▶ **Do this**
In your copy, leave out the pictures; write out all the data exactly.

▶ **Dataset extract**
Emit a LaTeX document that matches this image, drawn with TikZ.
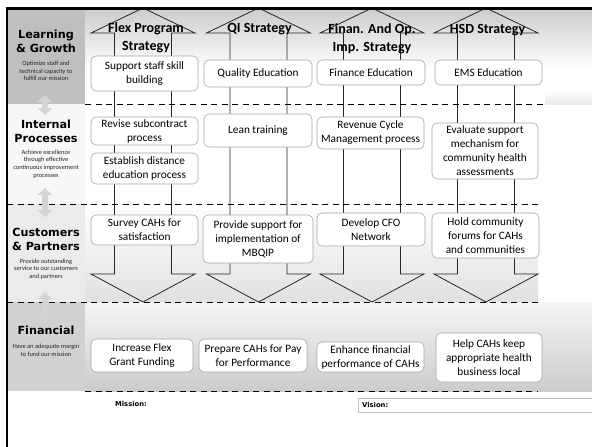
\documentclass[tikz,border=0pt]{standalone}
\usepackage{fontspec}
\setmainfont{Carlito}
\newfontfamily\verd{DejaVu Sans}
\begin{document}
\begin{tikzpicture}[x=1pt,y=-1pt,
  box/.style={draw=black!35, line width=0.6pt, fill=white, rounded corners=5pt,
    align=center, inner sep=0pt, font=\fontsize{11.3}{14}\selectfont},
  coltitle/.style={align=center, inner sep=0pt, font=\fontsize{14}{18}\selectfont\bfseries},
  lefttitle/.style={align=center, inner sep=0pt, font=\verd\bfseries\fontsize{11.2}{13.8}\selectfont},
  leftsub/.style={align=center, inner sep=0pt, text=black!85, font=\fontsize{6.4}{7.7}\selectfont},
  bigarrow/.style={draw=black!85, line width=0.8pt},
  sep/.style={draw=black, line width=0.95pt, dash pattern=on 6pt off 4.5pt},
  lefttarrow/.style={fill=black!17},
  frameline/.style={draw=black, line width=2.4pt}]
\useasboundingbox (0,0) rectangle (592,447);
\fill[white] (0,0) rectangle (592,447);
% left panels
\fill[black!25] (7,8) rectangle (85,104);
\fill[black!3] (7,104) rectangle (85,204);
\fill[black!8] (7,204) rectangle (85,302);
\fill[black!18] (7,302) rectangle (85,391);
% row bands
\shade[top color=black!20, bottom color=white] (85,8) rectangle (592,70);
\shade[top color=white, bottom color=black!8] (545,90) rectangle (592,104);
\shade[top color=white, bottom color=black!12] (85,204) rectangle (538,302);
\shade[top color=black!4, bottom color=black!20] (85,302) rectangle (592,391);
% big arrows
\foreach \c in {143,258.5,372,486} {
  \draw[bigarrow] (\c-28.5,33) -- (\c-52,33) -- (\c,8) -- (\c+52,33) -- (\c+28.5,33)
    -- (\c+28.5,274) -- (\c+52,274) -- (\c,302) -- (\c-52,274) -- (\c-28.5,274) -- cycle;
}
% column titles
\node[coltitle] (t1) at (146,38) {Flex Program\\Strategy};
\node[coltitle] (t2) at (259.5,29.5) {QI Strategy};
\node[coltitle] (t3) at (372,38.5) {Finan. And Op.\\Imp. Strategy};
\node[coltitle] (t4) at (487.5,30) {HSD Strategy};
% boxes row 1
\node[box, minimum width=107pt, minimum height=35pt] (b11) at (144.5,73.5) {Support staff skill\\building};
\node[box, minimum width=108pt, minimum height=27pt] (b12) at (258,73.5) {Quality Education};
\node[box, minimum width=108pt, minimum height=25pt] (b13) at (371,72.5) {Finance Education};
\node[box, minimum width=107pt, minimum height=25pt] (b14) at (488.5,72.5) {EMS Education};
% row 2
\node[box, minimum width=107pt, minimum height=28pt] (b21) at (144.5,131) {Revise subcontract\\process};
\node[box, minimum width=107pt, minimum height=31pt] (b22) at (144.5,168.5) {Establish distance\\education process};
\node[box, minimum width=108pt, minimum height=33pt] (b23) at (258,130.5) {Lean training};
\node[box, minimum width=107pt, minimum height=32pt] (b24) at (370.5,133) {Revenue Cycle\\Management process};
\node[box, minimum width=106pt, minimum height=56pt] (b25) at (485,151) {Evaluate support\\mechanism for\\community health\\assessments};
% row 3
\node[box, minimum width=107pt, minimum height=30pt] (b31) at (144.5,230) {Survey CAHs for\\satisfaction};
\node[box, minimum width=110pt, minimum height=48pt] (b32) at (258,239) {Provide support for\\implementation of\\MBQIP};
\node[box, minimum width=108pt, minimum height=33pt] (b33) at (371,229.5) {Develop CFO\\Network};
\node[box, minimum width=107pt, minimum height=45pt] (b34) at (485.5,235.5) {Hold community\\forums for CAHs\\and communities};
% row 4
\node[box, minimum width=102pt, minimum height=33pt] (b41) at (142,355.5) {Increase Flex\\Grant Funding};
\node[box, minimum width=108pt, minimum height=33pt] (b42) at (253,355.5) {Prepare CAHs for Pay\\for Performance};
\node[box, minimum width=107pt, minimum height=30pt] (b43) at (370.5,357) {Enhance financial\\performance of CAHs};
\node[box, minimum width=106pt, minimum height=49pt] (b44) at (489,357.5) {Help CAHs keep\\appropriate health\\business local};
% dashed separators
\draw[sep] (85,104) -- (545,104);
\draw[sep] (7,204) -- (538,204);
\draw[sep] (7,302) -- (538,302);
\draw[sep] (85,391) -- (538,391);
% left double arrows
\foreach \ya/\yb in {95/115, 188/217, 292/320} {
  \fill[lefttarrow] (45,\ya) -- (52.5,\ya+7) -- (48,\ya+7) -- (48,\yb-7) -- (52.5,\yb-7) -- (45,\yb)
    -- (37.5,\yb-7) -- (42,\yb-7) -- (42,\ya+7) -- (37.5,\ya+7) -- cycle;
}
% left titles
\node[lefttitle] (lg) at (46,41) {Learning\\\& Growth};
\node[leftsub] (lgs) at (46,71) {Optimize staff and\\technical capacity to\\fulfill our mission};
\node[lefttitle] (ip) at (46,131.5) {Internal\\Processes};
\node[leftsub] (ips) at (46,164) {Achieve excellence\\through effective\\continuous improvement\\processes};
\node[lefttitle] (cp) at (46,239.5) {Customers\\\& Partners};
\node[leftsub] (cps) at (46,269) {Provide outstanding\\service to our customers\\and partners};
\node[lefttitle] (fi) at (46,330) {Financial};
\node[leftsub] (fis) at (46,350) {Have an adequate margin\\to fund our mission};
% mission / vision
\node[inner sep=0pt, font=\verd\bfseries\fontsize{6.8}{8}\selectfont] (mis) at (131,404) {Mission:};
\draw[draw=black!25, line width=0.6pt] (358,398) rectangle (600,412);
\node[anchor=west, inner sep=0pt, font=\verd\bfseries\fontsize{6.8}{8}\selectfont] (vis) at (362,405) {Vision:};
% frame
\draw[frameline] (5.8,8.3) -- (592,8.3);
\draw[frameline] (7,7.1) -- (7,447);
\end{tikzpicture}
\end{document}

▶ **Answer to the task**
Emit a LaTeX document that matches this image, drawn with TikZ.
\documentclass[tikz,border=0pt]{standalone}
\usepackage{fontspec}
\setmainfont{Carlito}
\newfontfamily\verd{DejaVu Sans}
\begin{document}
\begin{tikzpicture}[x=1pt,y=-1pt,
  box/.style={draw=black!35, line width=0.6pt, fill=white, rounded corners=5pt,
    align=center, inner sep=0pt, font=\fontsize{11.3}{14}\selectfont},
  coltitle/.style={align=center, inner sep=0pt, font=\fontsize{14}{18}\selectfont\bfseries},
  lefttitle/.style={align=center, inner sep=0pt, font=\verd\bfseries\fontsize{11.2}{13.8}\selectfont},
  leftsub/.style={align=center, inner sep=0pt, text=black!85, font=\fontsize{6.4}{7.7}\selectfont},
  bigarrow/.style={draw=black!85, line width=0.8pt},
  sep/.style={draw=black, line width=0.95pt, dash pattern=on 6pt off 4.5pt},
  lefttarrow/.style={fill=black!17},
  frameline/.style={draw=black, line width=2.4pt}]
\useasboundingbox (0,0) rectangle (592,447);
\fill[white] (0,0) rectangle (592,447);
% left panels
\fill[black!25] (7,8) rectangle (85,104);
\fill[black!3] (7,104) rectangle (85,204);
\fill[black!8] (7,204) rectangle (85,302);
\fill[black!18] (7,302) rectangle (85,391);
% row bands
\shade[top color=black!20, bottom color=white] (85,8) rectangle (592,70);
\shade[top color=white, bottom color=black!8] (545,90) rectangle (592,104);
\shade[top color=white, bottom color=black!12] (85,204) rectangle (538,302);
\shade[top color=black!4, bottom color=black!20] (85,302) rectangle (592,391);
% big arrows
\foreach \c in {143,258.5,372,486} {
  \draw[bigarrow] (\c-28.5,33) -- (\c-52,33) -- (\c,8) -- (\c+52,33) -- (\c+28.5,33)
    -- (\c+28.5,274) -- (\c+52,274) -- (\c,302) -- (\c-52,274) -- (\c-28.5,274) -- cycle;
}
% column titles
\node[coltitle] (t1) at (146,38) {Flex Program\\Strategy};
\node[coltitle] (t2) at (259.5,29.5) {QI Strategy};
\node[coltitle] (t3) at (372,38.5) {Finan. And Op.\\Imp. Strategy};
\node[coltitle] (t4) at (487.5,30) {HSD Strategy};
% boxes row 1
\node[box, minimum width=107pt, minimum height=35pt] (b11) at (144.5,73.5) {Support staff skill\\building};
\node[box, minimum width=108pt, minimum height=27pt] (b12) at (258,73.5) {Quality Education};
\node[box, minimum width=108pt, minimum height=25pt] (b13) at (371,72.5) {Finance Education};
\node[box, minimum width=107pt, minimum height=25pt] (b14) at (488.5,72.5) {EMS Education};
% row 2
\node[box, minimum width=107pt, minimum height=28pt] (b21) at (144.5,131) {Revise subcontract\\process};
\node[box, minimum width=107pt, minimum height=31pt] (b22) at (144.5,168.5) {Establish distance\\education process};
\node[box, minimum width=108pt, minimum height=33pt] (b23) at (258,130.5) {Lean training};
\node[box, minimum width=107pt, minimum height=32pt] (b24) at (370.5,133) {Revenue Cycle\\Management process};
\node[box, minimum width=106pt, minimum height=56pt] (b25) at (485,151) {Evaluate support\\mechanism for\\community health\\assessments};
% row 3
\node[box, minimum width=107pt, minimum height=30pt] (b31) at (144.5,230) {Survey CAHs for\\satisfaction};
\node[box, minimum width=110pt, minimum height=48pt] (b32) at (258,239) {Provide support for\\implementation of\\MBQIP};
\node[box, minimum width=108pt, minimum height=33pt] (b33) at (371,229.5) {Develop CFO\\Network};
\node[box, minimum width=107pt, minimum height=45pt] (b34) at (485.5,235.5) {Hold community\\forums for CAHs\\and communities};
% row 4
\node[box, minimum width=102pt, minimum height=33pt] (b41) at (142,355.5) {Increase Flex\\Grant Funding};
\node[box, minimum width=108pt, minimum height=33pt] (b42) at (253,355.5) {Prepare CAHs for Pay\\for Performance};
\node[box, minimum width=107pt, minimum height=30pt] (b43) at (370.5,357) {Enhance financial\\performance of CAHs};
\node[box, minimum width=106pt, minimum height=49pt] (b44) at (489,357.5) {Help CAHs keep\\appropriate health\\business local};
% dashed separators
\draw[sep] (85,104) -- (545,104);
\draw[sep] (7,204) -- (538,204);
\draw[sep] (7,302) -- (538,302);
\draw[sep] (85,391) -- (538,391);
% left double arrows
\foreach \ya/\yb in {95/115, 188/217, 292/320} {
  \fill[lefttarrow] (45,\ya) -- (52.5,\ya+7) -- (48,\ya+7) -- (48,\yb-7) -- (52.5,\yb-7) -- (45,\yb)
    -- (37.5,\yb-7) -- (42,\yb-7) -- (42,\ya+7) -- (37.5,\ya+7) -- cycle;
}
% left titles
\node[lefttitle] (lg) at (46,41) {Learning\\\& Growth};
\node[leftsub] (lgs) at (46,71) {Optimize staff and\\technical capacity to\\fulfill our mission};
\node[lefttitle] (ip) at (46,131.5) {Internal\\Processes};
\node[leftsub] (ips) at (46,164) {Achieve excellence\\through effective\\continuous improvement\\processes};
\node[lefttitle] (cp) at (46,239.5) {Customers\\\& Partners};
\node[leftsub] (cps) at (46,269) {Provide outstanding\\service to our customers\\and partners};
\node[lefttitle] (fi) at (46,330) {Financial};
\node[leftsub] (fis) at (46,350) {Have an adequate margin\\to fund our mission};
% mission / vision
\node[inner sep=0pt, font=\verd\bfseries\fontsize{6.8}{8}\selectfont] (mis) at (131,404) {Mission:};
\draw[draw=black!25, line width=0.6pt] (358,398) rectangle (600,412);
\node[anchor=west, inner sep=0pt, font=\verd\bfseries\fontsize{6.8}{8}\selectfont] (vis) at (362,405) {Vision:};
% frame
\draw[frameline] (5.8,8.3) -- (592,8.3);
\draw[frameline] (7,7.1) -- (7,447);
\end{tikzpicture}
\end{document}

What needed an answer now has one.